Ein Elektronenvolt ist die Energie, die ein Elektron beim Durchlaufen einer Spannungsdifferenz von 1 Volt gewinnt.




Das Standardmodell


Das Standardmodell der Teilchenphysik umfasst unser Wissen über die fundamentalen Partikel und ihre Wechselwirkungen. Es enthält zwei Sorten von Teilchen: Materieteilchen und Partikel, die Kräfte übertragen. Zum Beispiel wird die elektromagnetische Kraft zwischen einem Proton und einem Elektron durch zwischen ihnen ausgetauschte Photonen (Lichtquanten) erzeugt.

Die Materieteilchen bilden drei Familien zu je vier Partikeln, wobei jede Familie sich nur durch ihre Massen von den anderen unterscheidet. Die uns umgebende Materie besteht praktisch nur aus Partikeln der leichtesten Familie: up-Quarks, down-Quarks, Elektronen und Elektron-Neutrinos. Die beiden anderen Familien von Materieteilchen existieren nur vorübergehend nach hochenergetischen Kollisionen; Neutrinos sind allerdings langlebig.

Die Quarks werden durch die von Gluonen übertragene starke Kraft zu so genannten Hadronen zusammengefügt; zu diesen gehören Protonen und Neutronen, die Bausteine der Atomkerne. Die Elektronen werden von diesen Kernen durch die elektromagnetische Kraft angezogen und umkreisen die Kerne auf festen Bahnen; so entstehen Atome und Moleküle. Die schwache Kraft wird von den W- und Z-Teilchen übertragen; sie ist am Brennstoffzyklus der Sonne beteiligt und für den Zerfall von Atomkernen – unter Emission eines Elektrons und eines Neutrinos – verantwortlich.

Die Gravitation – die schwächste Kraft – ist uns am besten vertraut, weil sie auf Massen wirkt und wir auf der Erde leben, einem sehr massereichen Objekt. Vermutlich sind so genannte Gravitonen die Träger dieser Kraft; sie sind aber wegen der Schwäche der Schwerkraft noch nicht nachgewiesen worden. Außerdem passen die Gravitonen nicht richtig ins Standardmodell.
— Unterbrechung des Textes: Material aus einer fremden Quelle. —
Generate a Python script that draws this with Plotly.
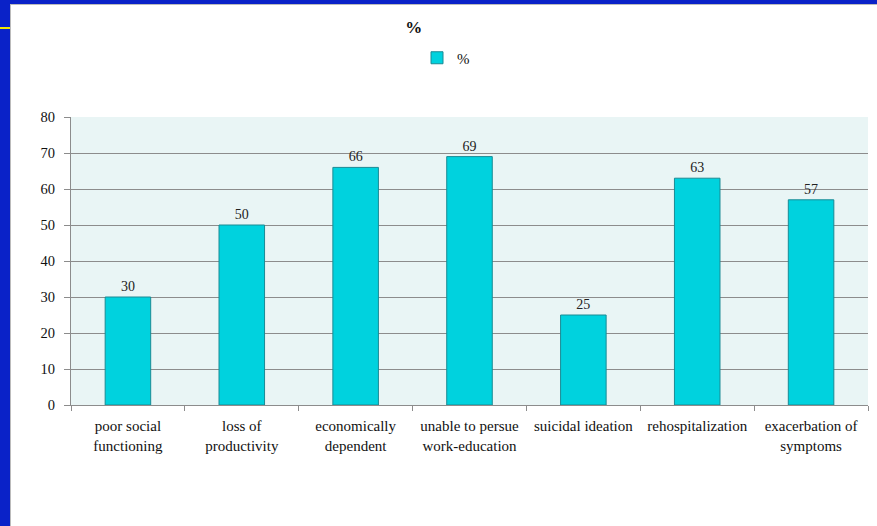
import plotly.graph_objects as go

categories = ["poor social<br>functioning", "loss of<br>productivity", "economically<br>dependent",
              "unable to persue<br>work-education", "suicidal ideation", "rehospitalization",
              "exacerbation of<br>symptoms"]
values = [30, 50, 66, 69, 25, 63, 57]
series_name = "%"
y_ticks = [0, 10, 20, 30, 40, 50, 60, 70, 80]

W, H = 877, 526
L, R, T, B = 71, 9, 117, 121
pw, ph = W - L - R, H - T - B

def px(x):
    return (x - L) / pw

def py(y):
    return (H - B - y) / ph

font_family = "Liberation Serif, DejaVu Serif, serif"

fig = go.Figure()
fig.add_trace(go.Bar(
    x=categories, y=values, name=series_name,
    marker=dict(color="#00D2DE", line=dict(color="#1A8A94", width=1)),
    width=0.4,
    text=[str(v) for v in values], textposition="outside",
    textfont=dict(size=14, color="#222"),
    cliponaxis=False,
    showlegend=True,
))

shapes = [
    dict(type="rect", xref="paper", yref="paper", x0=px(0), x1=px(10), y0=py(H), y1=py(0),
         fillcolor="#0A22C8", line=dict(width=0), layer="above"),
    dict(type="rect", xref="paper", yref="paper", x0=px(0), x1=px(W), y0=py(4), y1=py(0),
         fillcolor="#0A22C8", line=dict(width=0), layer="above"),
    dict(type="line", xref="paper", yref="paper", x0=px(10.5), x1=px(10.5), y0=py(H), y1=py(4),
         line=dict(color="#BBBBBB", width=1), layer="above"),
    dict(type="line", xref="paper", yref="paper", x0=px(10.5), x1=px(W), y0=py(4.5), y1=py(4.5),
         line=dict(color="#BBBBBB", width=1), layer="above"),
    dict(type="line", xref="paper", yref="paper", x0=px(0), x1=px(10), y0=py(28), y1=py(28),
         line=dict(color="#F2E600", width=2), layer="above"),
]

fig.update_layout(
    width=W, height=H,
    margin=dict(l=L, r=R, t=T, b=B),
    paper_bgcolor="white",
    plot_bgcolor="#E9F5F5",
    font=dict(family=font_family, size=15.5, color="#111"),
    title=dict(text="<b>%</b>", x=px(447), xanchor="center", y=1 - 27 / H, yanchor="middle",
               font=dict(size=17, color="#111", family="Liberation Serif")),
    legend=dict(orientation="h", x=px(446), xanchor="center", y=py(58), yanchor="middle",
                font=dict(size=15), itemwidth=30, bgcolor="rgba(0,0,0,0)"),
    shapes=shapes,
    bargap=0.6,
)
fig.update_xaxes(
    showline=True, linecolor="#8C8C8C", linewidth=1,
    ticks="outside", tickson="boundaries", ticklen=5, tickcolor="#8C8C8C",
    tickfont=dict(size=15, color="#111"), showgrid=False,
    ticklabelstandoff=7,
)
fig.update_yaxes(
    range=[0, 80], tickvals=y_ticks, ticktext=[str(t) for t in y_ticks],
    showline=True, linecolor="#8C8C8C", linewidth=1,
    ticks="outside", ticklen=6, tickcolor="#8C8C8C",
    showgrid=True, gridcolor="#8C8C8C", gridwidth=1,
    tickfont=dict(size=14.5, color="#111"), zeroline=False,
    ticklabelstandoff=6,
)

fig.write_html("out.html")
Warum die Natur gerade drei Materie-Familien bevorzugt, ist eine der vielen Fragen, die das Standardmodell selbst nicht zu beantworten vermag. Zwar gilt das Modell als eine der großen wissenschaftlichen Errungenschaften des 20. Jahrhunderts, doch kann es nur ein Zwischenschritt auf dem Weg zu einer vollständigeren Beschreibung der Naturkräfte sein.